In the book, he espouses this mindset philosophy that mostly makes pretty good sense but is not particularly original, if you’re well versed with stoicism you’ll be familiar with most of its concepts…
- Accept your negative emotions, in fact, get very familiar with your negative emotions.
- Ponder the worst possible outcome of whatever situation you’re grappling with or the consequences of your actions, and get comfortable with the pain and suffering you might face.
- Accept that life is nonstop pain and discomfort. Instead of trying to avoid pain try to choose your problems. Ask yourself… What kind of problems do I want to have?
Meditate on Death
I’ve often heard that real a lifehack for happiness, motivation, and clarity of purpose is to meditate on your own death. Some go as far as meditating in a cemetery to really drive the realization home that (yes, even if you’re a transhumanist) one day you’re going to die and your consciousness, your spirit, everything that you are will probably cease to exist.
Whether it be through mastering an art form, conquering a new land, gaining great riches, or simply having a large and loving family that will live on for generations, all the meaning in our life is shaped by this innate desire to never truly die. (p. 198)
Confronting the reality of our own mortality is important because it obliterates all the crappy, fragile, superficial values in life. (p. 205)
Yet, in a bizarre, backwards way, death is the light by which the shadow of all of life’s meaning is measured. (p. 195)
This acceptance of my death, this understanding of my own fragility, has made everything easier — untangling my addictions, identifying and confronting my own entitlement, accepting responsibility for my own problems — suffering through my fears and uncertainties, accepting my failures and embracing rejections — it has all been made lighter by the thought of my own death. (p. 209)
So I’ll be looking up a cemetery to go visit to do some meditation!
Is Mark Manson Red-Pilled?
Was the question that I saw on Quora a while back and pondered given some of my experience with him and his work…

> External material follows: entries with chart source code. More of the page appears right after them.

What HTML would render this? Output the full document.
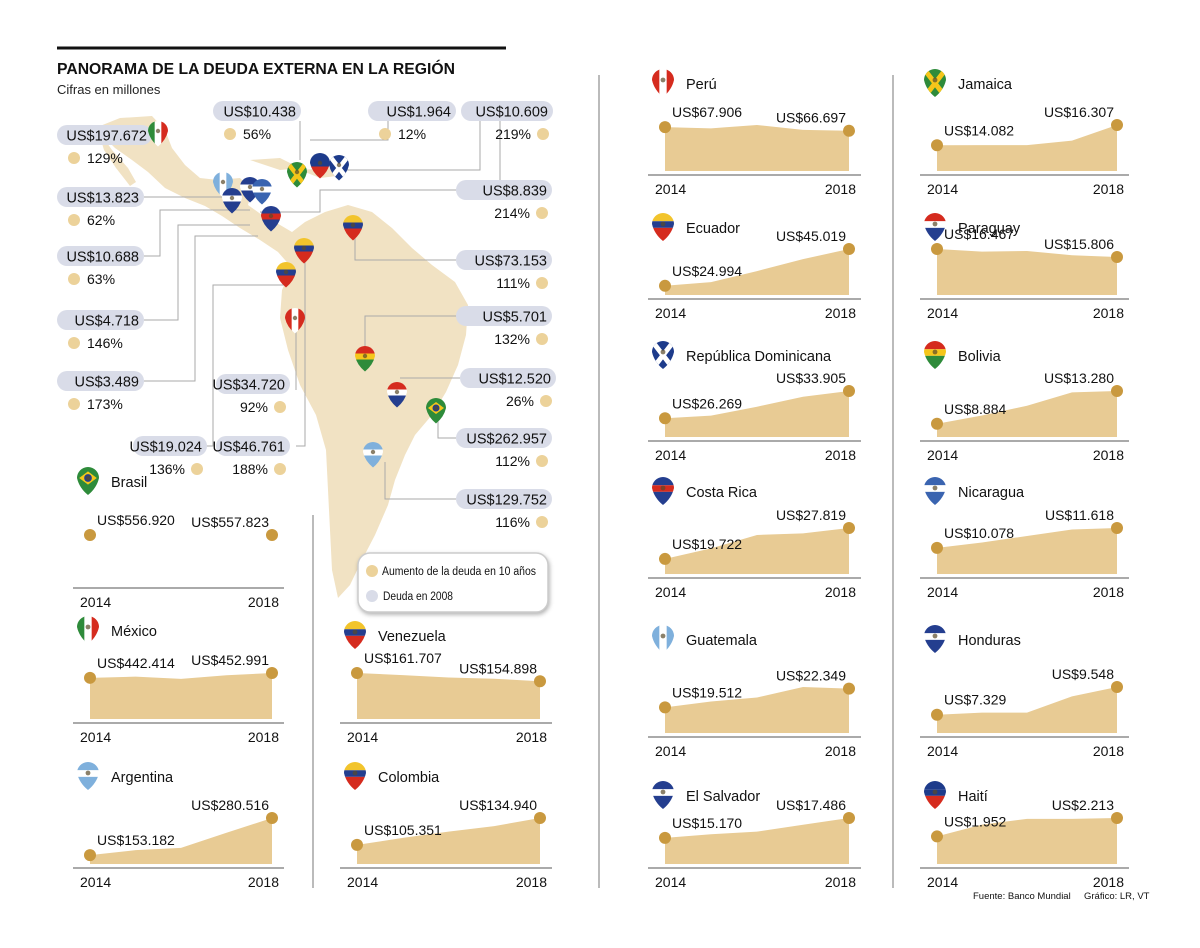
<!DOCTYPE html>
<html><head><meta charset="utf-8">
<style>
body{margin:0;background:#fff;}
svg text{font-family:"Liberation Sans",sans-serif;}
</style></head>
<body>
<svg id="root" width="1200" height="943" viewBox="0 0 1200 943" xmlns="http://www.w3.org/2000/svg">
<rect x="0" y="0" width="1200" height="943" fill="#fff"/>
<line x1="57" y1="48" x2="506" y2="48" stroke="#111" stroke-width="3"/>
<text x="57" y="74" font-size="16" font-weight="bold" fill="#111" textLength="398" lengthAdjust="spacingAndGlyphs">PANORAMA DE LA DEUDA EXTERNA EN LA REGIÓN</text>
<text x="57" y="94" font-size="13" fill="#222">Cifras en millones</text>
<g id="map">
<path fill="#f1e2c3" d="M95,128 L120,118 L152,116 L165,130 L172,148 L185,165 L200,178 L218,180 L240,178 L252,190 L248,205 L262,215 L275,222 L292,232 L305,222 L325,212 L348,205 L372,212 L392,228 L412,248 L432,265 L455,282 L468,305 L466,335 L458,365 L446,392 L432,415 L415,435 L405,455 L395,480 L388,505 L375,535 L362,560 L350,585 L338,598 L332,570 L330,530 L328,490 L326,450 L316,415 L300,385 L288,350 L280,318 L282,290 L292,268 L278,252 L260,240 L240,228 L222,216 L205,206 L185,198 L165,188 L148,172 L132,160 L115,148 Z"/>
<path fill="#f1e2c3" d="M98,130 L112,150 L128,168 L136,182 L130,186 L116,168 L104,150 Z"/>
<path fill="#f1e2c3" d="M250,160 L280,158 L300,168 L280,170 Z M300,170 L330,168 L345,175 L320,178 Z"/>
</g>
<g id="callouts"></g>
<g id="flags"></g>
<g id="panels"></g>
<line x1="599" y1="75" x2="599" y2="888" stroke="#777" stroke-width="1"/>
<line x1="893" y1="75" x2="893" y2="888" stroke="#777" stroke-width="1"/>
<line x1="313" y1="515" x2="313" y2="888" stroke="#777" stroke-width="1"/>
<g>
<rect x="358" y="553" width="190" height="59" rx="12" fill="#fff" stroke="#ccc" stroke-width="1.5" style="filter:drop-shadow(1px 2px 2px rgba(0,0,0,0.3))"/>
<circle cx="372" cy="571" r="6" fill="#ecd29a"/>
<text x="382" y="575" font-size="11.5" fill="#111" textLength="154" lengthAdjust="spacingAndGlyphs">Aumento de la deuda en 10 años</text>
<circle cx="372" cy="596" r="6" fill="#d9dce8"/>
<text x="383" y="600" font-size="11.5" fill="#111" textLength="70" lengthAdjust="spacingAndGlyphs">Deuda en 2008</text>
</g>
<text x="973" y="899" font-size="9.5" fill="#111">Fuente: Banco Mundial</text>
<text x="1084" y="899" font-size="9.5" fill="#111">Gráfico: LR, VT</text>
</svg>
<script>
const NS="http://www.w3.org/2000/svg";
function mk(tag,attrs,parent){const e=document.createElementNS(NS,tag);for(const k in attrs)e.setAttribute(k,attrs[k]);parent.appendChild(e);return e;}

// ---- Mini chart data ----
const years=["2014","2015","2016","2017","2018"];
const countries=["Perú","Ecuador","República Dominicana","Costa Rica","Guatemala","El Salvador","Jamaica","Paraguay","Bolivia","Nicaragua","Honduras","Haití","Brasil","México","Argentina","Venezuela","Colombia"];
const seriesPeru=[67.906,67.5,68.6,67.0,66.697];
const seriesEcuador=[24.994,27.0,33.0,39.5,45.019];
const seriesRepDom=[26.269,27.0,29.5,32.3,33.905];
const seriesCostaRica=[19.722,22.5,26.0,26.4,27.819];
const seriesGuatemala=[19.512,20.4,21.0,22.6,22.349];
const seriesElSalvador=[15.170,15.6,15.9,16.7,17.486];
const seriesJamaica=[14.082,14.1,14.1,14.6,16.307];
const seriesParaguay=[16.467,16.25,16.3,15.95,15.806];
const seriesBolivia=[8.884,10.0,11.3,13.1,13.280];
const seriesNicaragua=[10.078,10.5,11.0,11.5,11.618];
const seriesHonduras=[7.329,7.5,7.5,8.8,9.548];
const seriesHaiti=[1.952,2.12,2.2,2.2,2.213];
const seriesBrasil=[556.920,null,null,null,557.823];
const seriesMexico=[442.414,445,440,448,452.991];
const seriesArgentina=[153.182,170,178,230,280.516];
const seriesVenezuela=[161.707,160,158,157,154.898];
const seriesColombia=[105.351,113,120,126,134.940];
const firstLabels=["US$67.906","US$24.994","US$26.269","US$19.722","US$19.512","US$15.170","US$14.082","US$16.467","US$8.884","US$10.078","US$7.329","US$1.952","US$556.920","US$442.414","US$153.182","US$161.707","US$105.351"];
const lastLabels=["US$66.697","US$45.019","US$33.905","US$27.819","US$22.349","US$17.486","US$16.307","US$15.806","US$13.280","US$11.618","US$9.548","US$2.213","US$557.823","US$452.991","US$280.516","US$154.898","US$134.940"];
const allSeries=[seriesPeru,seriesEcuador,seriesRepDom,seriesCostaRica,seriesGuatemala,seriesElSalvador,seriesJamaica,seriesParaguay,seriesBolivia,seriesNicaragua,seriesHonduras,seriesHaiti,seriesBrasil,seriesMexico,seriesArgentina,seriesVenezuela,seriesColombia];

// layout (not data): panel geometry
const layout=[
 [665,849,84,175],[665,849,228,299],[665,849,356,441],[665,849,492,578],[665,849,640,737],[665,849,796,868],
 [937,1117,84,175],[937,1117,228,299],[937,1117,356,441],[937,1117,492,578],[937,1117,640,737],[937,1117,796,868],
 [90,272,482,588],[90,272,631,723],[90,272,777,868],
 [357,540,636,723],[357,540,777,868]];
const flagColors={"Perú":["#d52b1e","#fff","#d52b1e","v"],"Ecuador":["#f2c42c","#243e8f","#d52b1e","h"],"República Dominicana":["#1d3b8b","#fff","#d52b1e","x"],"Costa Rica":["#243e8f","#d52b1e","#243e8f","h"],"Guatemala":["#7fb0dc","#fff","#7fb0dc","v"],"El Salvador":["#243e8f","#fff","#243e8f","h"],"Jamaica":["#2e8b3a","#f5c61a","#111","x"],"Paraguay":["#d52b1e","#fff","#243e8f","h"],"Bolivia":["#d52b1e","#f5c61a","#2e8b3a","h"],"Nicaragua":["#3a64b0","#fff","#3a64b0","h"],"Honduras":["#243e8f","#fff","#243e8f","h"],"Haití":["#1d3b8b","#1d3b8b","#d52b1e","h"],"Brasil":["#2e8b3a","#f5c61a","#2e8b3a","b"],"México":["#2e8b3a","#fff","#d52b1e","v"],"Argentina":["#7fb0dc","#fff","#7fb0dc","h"],"Venezuela":["#f2c42c","#243e8f","#d52b1e","h"],"Colombia":["#f2c42c","#243e8f","#d52b1e","h"]};

let clipId=0;
function drawFlag(parent,cx,cy,name,r){
  r=r||11;
  const c=flagColors[name]||["#888","#fff","#888","h"];
  const g=mk("g",{},parent);
  
  
  const id="cp"+(clipId++);
  const cp=mk("clipPath",{id:id},g);
  mk("path",{d:`M${cx-r},${cy} A${r},${r} 0 1 1 ${cx+r},${cy} Q${cx+r*0.8},${cy+r*0.9} ${cx},${cy+r*1.55} Q${cx-r*0.8},${cy+r*0.9} ${cx-r},${cy} Z`},cp);
  const gg=mk("g",{"clip-path":`url(#${id})`},g);
  const t=cy-r, h=r*2.6, w=r*2;
  if(c[3]==="v"){
    mk("rect",{x:cx-r,y:t,width:w/3+0.5,height:h,fill:c[0]},gg);
    mk("rect",{x:cx-r+w/3,y:t,width:w/3+0.5,height:h,fill:c[1]},gg);
    mk("rect",{x:cx-r+2*w/3,y:t,width:w/3,height:h,fill:c[2]},gg);
  } else if(c[3]==="b"){
    mk("rect",{x:cx-r,y:t,width:w,height:h,fill:c[0]},gg);
    mk("path",{d:`M${cx-r*0.8},${cy} L${cx},${cy-r*0.6} L${cx+r*0.8},${cy} L${cx},${cy+r*0.6} Z`,fill:c[1]},gg);
    mk("circle",{cx:cx,cy:cy,r:r*0.35,fill:"#243e8f"},gg);
  } else if(c[3]==="x"){
    mk("rect",{x:cx-r,y:t,width:w,height:h,fill:c[0]},gg);
    mk("path",{d:`M${cx-r},${t} L${cx+r},${t+h} M${cx+r},${t} L${cx-r},${t+h}`,stroke:c[1],"stroke-width":r*0.45},gg);
  } else {
    mk("rect",{x:cx-r,y:t,width:w,height:r*0.75,fill:c[0]},gg);
    mk("rect",{x:cx-r,y:t+r*0.75,width:w,height:r*0.6,fill:c[1]},gg);
    mk("rect",{x:cx-r,y:t+r*1.35,width:w,height:h,fill:c[2]},gg);
  }
  mk("circle",{cx:cx,cy:cy,r:r*0.22,fill:"#5a4a2a",opacity:0.7},gg);
}

const panels=document.getElementById('panels');
countries.forEach((name,i)=>{
  const [x0,x1,ty,ay]=layout[i];
  const vals=allSeries[i];
  const g=mk("g",{},panels);
  
  
  drawFlag(g,x0-2,ty-4,name,11);
  const tt=mk("text",{x:x0+21,y:ty+5,"font-size":14.5,fill:"#111"},g);
  tt.textContent=name;
  
  
  const ax=mk("line",{x1:x0-17,y1:ay,x2:x1+12,y2:ay,stroke:"#777","stroke-width":1.2},g);
  
  
  const y1t=mk("text",{x:x0-10,y:ay+19,"font-size":14,fill:"#111"},g);
  y1t.textContent=years[0];
  
  
  const y2t=mk("text",{x:x1+7,y:ay+19,"font-size":14,fill:"#111","text-anchor":"end"},g);
  y2t.textContent=years[years.length-1];
  
  
  const valid=vals.filter(v=>v!==null);
  const mn=Math.min(...valid), mx=Math.max(...valid);
  const bottom=ay-4, H=46;
  const lo=mn*0.8, hi=mx;
  const xs=k=>x0+(x1-x0)*k/(vals.length-1);
  const ys=v=>bottom-(v-lo)/(hi-lo)*H;
  let yFirst, yLast;
  if(vals.every(v=>v!==null)){
    let d=`M${xs(0)},${bottom}`;
    vals.forEach((v,k)=>{d+=` L${xs(k)},${ys(v)}`;});
    d+=` L${xs(vals.length-1)},${bottom} Z`;
    const ar=mk("path",{d:d,fill:"#e8cb94"},g);
    
    
    yFirst=ys(vals[0]); yLast=ys(vals[vals.length-1]);
  } else {
    yFirst=ay-53; yLast=ay-53;
  }
  const d1=mk("circle",{cx:xs(0),cy:yFirst,r:6,fill:"#c9993f"},g);
  
  
  const d2=mk("circle",{cx:xs(vals.length-1),cy:yLast,r:6,fill:"#c9993f"},g);
  
  
  const l1=mk("text",{x:x0+7,y:yFirst-10,"font-size":14,fill:"#111"},g);
  l1.textContent=firstLabels[i];
  
  
  const l2=mk("text",{x:x1-3,y:yLast-8,"font-size":14,fill:"#111","text-anchor":"end"},g);
  l2.textContent=lastLabels[i];
  
  
});

// ---- Map callouts ----
const calloutValues=["US$197.672","US$10.438","US$1.964","US$10.609","US$13.823","US$8.839","US$10.688","US$73.153","US$4.718","US$5.701","US$3.489","US$34.720","US$12.520","US$19.024","US$46.761","US$262.957","US$129.752"];
const calloutPcts=["129%","56%","12%","219%","62%","214%","63%","111%","146%","132%","173%","92%","26%","136%","188%","112%","116%"];
const calloutPos=[[57,125,95,"L"],[213,101,88,"L"],[368,101,88,"L"],[461,101,92,"R"],[57,187,87,"L"],[456,180,96,"R"],[57,246,87,"L"],[456,250,96,"R"],[57,310,87,"L"],[456,306,96,"R"],[57,371,87,"L"],[216,374,74,"R"],[460,368,96,"R"],[133,436,74,"R"],[216,436,74,"R"],[456,428,96,"R"],[456,489,96,"R"]];
const leaders=["M500,120 L500,190 L330,190","M300,121 L300,160","M388,121 L388,140 L310,140","M480,121 L480,170 L340,170","M144,197 L230,197","M456,190 L320,190 L320,212 L260,212","M144,256 L160,256 L160,210 L250,210","M456,260 L355,260 L355,225","M144,320 L178,320 L178,225 L250,225","M456,316 L365,316 L365,355","M144,381 L195,381 L195,236 L258,236","M296,390 L296,330","M460,378 L400,378","M205,446 L213,446 L213,285 L285,285","M296,446 L305,446 L305,255","M456,438 L438,438 L438,412","M456,499 L385,499 L385,462"];
const co=document.getElementById('callouts');
leaders.forEach(d=>{
  const p=mk("path",{d:d,fill:"none",stroke:"#aaa","stroke-width":1},co);
  
  
});
calloutValues.forEach((v,i)=>{
  const [px,py,pw,side]=calloutPos[i];
  const g=mk("g",{},co);
  
  
  const r=mk("rect",{x:px,y:py,width:pw,height:20,rx:10,fill:"#d9dce8"},g);
  
  
  const t=mk("text",{x:px+pw-5,y:py+15.5,"font-size":14.5,fill:"#111","text-anchor":"end"},g);
  t.textContent=v;
  
  
  let dx,tx,anchor;
  if(side==="L"){dx=px+17;tx=px+30;anchor="start";}else{dx=px+pw-10;tx=px+pw-22;anchor="end";}
  const c=mk("circle",{cx:dx,cy:py+33,r:6,fill:"#ecd29a"},g);
  
  
  const pt=mk("text",{x:tx,y:py+38,"font-size":14,fill:"#111","text-anchor":anchor},g);
  pt.textContent=calloutPcts[i];
  
  
});
const mapFlagNames=["México","Jamaica","Haití","República Dominicana","Guatemala","El Salvador","Honduras","Nicaragua","Costa Rica","Venezuela","Colombia","Ecuador","Perú","Bolivia","Paraguay","Brasil","Argentina"];
const mapFlagPos=[[158,131],[297,172],[320,163],[339,165],[223,182],[232,198],[250,187],[262,189],[271,216],[353,225],[304,248],[286,272],[295,318],[365,356],[397,392],[436,408],[373,452]];
const fl=document.getElementById('flags');
mapFlagNames.forEach((n,i)=>drawFlag(fl,mapFlagPos[i][0],mapFlagPos[i][1],n,10));
</script>
</body></html>
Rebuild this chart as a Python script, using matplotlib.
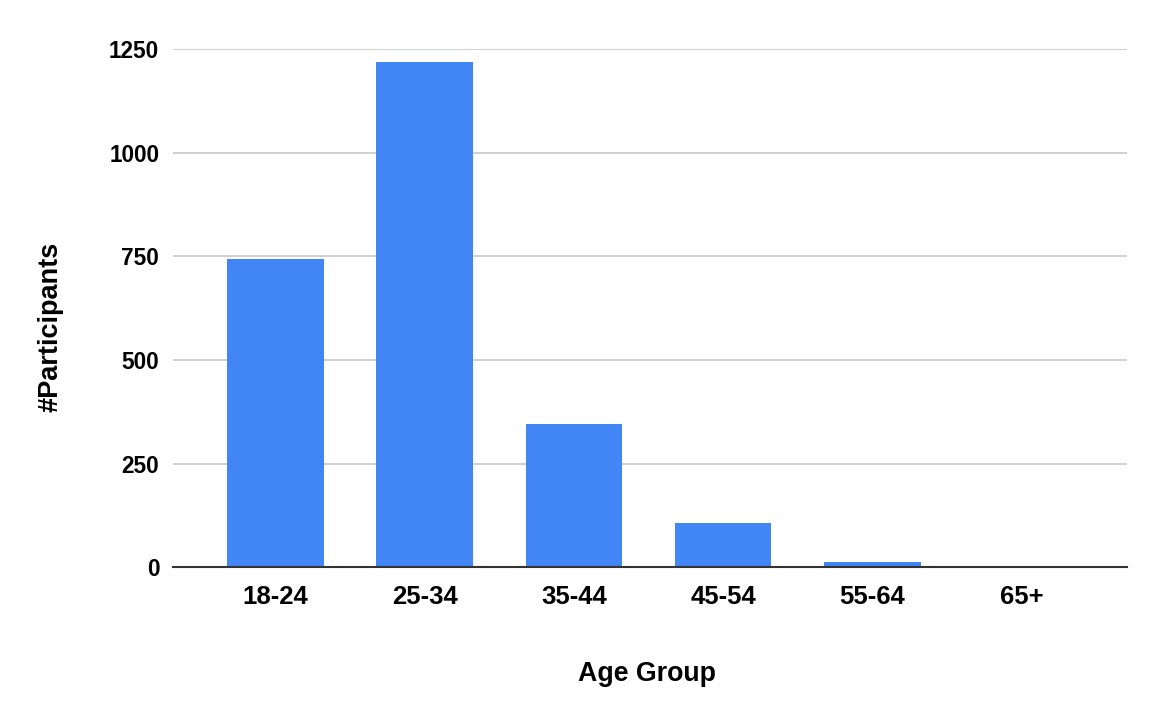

This scene in The Matrix where Neo has to choose between a blue pill that will return him to his comfortable but drab life as a corporate office drone and a red pill that wakes him up to the cruel reality of the enslavement of humanity has been enshrined as a meme for waking up from the cultural conditioning we’ve received. Red pill has come to mean any content or idea that fundamentally challenges the power structures of society that tower over us; the state, predatory capitalism, established religion, encroaching cultural marxism, and socialism.
Mark Manson and The Subtle Art of Not Giving a F*ck are sort of red-pilled — purple-pilled, if you will. The book commits the benign violation of using the F-Word a lot but other than that is as mainstream as you can get. If the book was really red-pilled it wouldn’t be published by a big five publisher, Harper-Collins, and make the New York Times bestseller list — it would be banned from Amazon!
However, a red pill is not always what you need. There is some truth in blue pill personal development thought. Not everything mainstream is fallacious and part of an insidious conspiracy to make your life suck.
Cultural Commentary
Since I saw it come out I was a bit skeptical of this book for a simple reason — It has Fuck in its title, or at least that’s implied. It seems very faux-edgy to put a Fuck in the title of your book just to stir a little controversy and it says something deeply disappointing about our culture that a book with a quite vulgar word in its title becomes such a prolific bestseller. As we’re so fond of pointing out in the red pill sphere of the internet we live in an utterly bastardized, dumbed-down, soon-to-be Idiocracy-in-real-life culture. Hit people in the face with the F-Word on the front cover of your book and apparently it will sell like hotcakes!
In conclusion…
If you’re unfamiliar with stoicism it’s probably worth reading, if you’re already applying stoic principles in your personal growth this really won’t be an epiphany-filled 224 pages.